Q: How many European mayors consider democracy a major priority?
A: According to Eurocities' latest research, over a third of European mayors now name democracy as a major priority. Democracy has become mayors' second highest priority alongside affordable housing, after climate action.
Q: What is the European Democracy Shield?
A: The European Democracy Shield is an EU framework built around three main areas: safeguarding information integrity, supporting democratic institutions and elections, and boosting societal resilience and citizen participation. It is being developed alongside the planned European Centre for Democratic Resilience.
Q: What evidence exists that local democratic innovations work?
A: Research presented at the conference shows that citizens' assemblies can increase political knowledge, reduce polarization, build trust, and increase openness to opposing views. Participatory budgeting in Latin America has been linked to increased public spending on schools, housing, water infrastructure, and healthcare.

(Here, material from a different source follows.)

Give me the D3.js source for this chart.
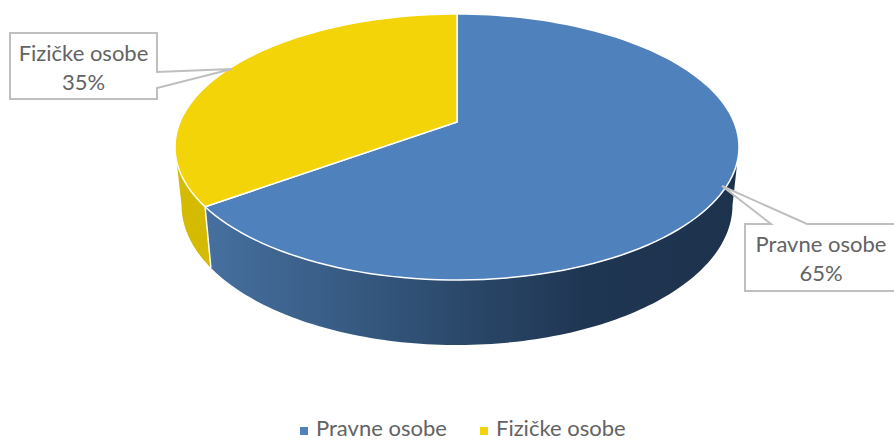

Q: What is the Local Alliance's position on the next EU budget?
A: The Local Alliance, a coalition including Eurocities, Climate Alliance, and ICLEI Europe, calls for permanent multilevel governance structures in all Member States and argues that local governments should be recognized as co-creators of Europe's future rather than just implementation partners.
Q: How many countries experienced democratic decline in 2024?
A: According to data presented by Demos Helsinki at the conference, 94 countries suffered measurable decline in democratic performance in 2024. International IDEA reports that Europe is in its eighth consecutive year of overall democratic decline.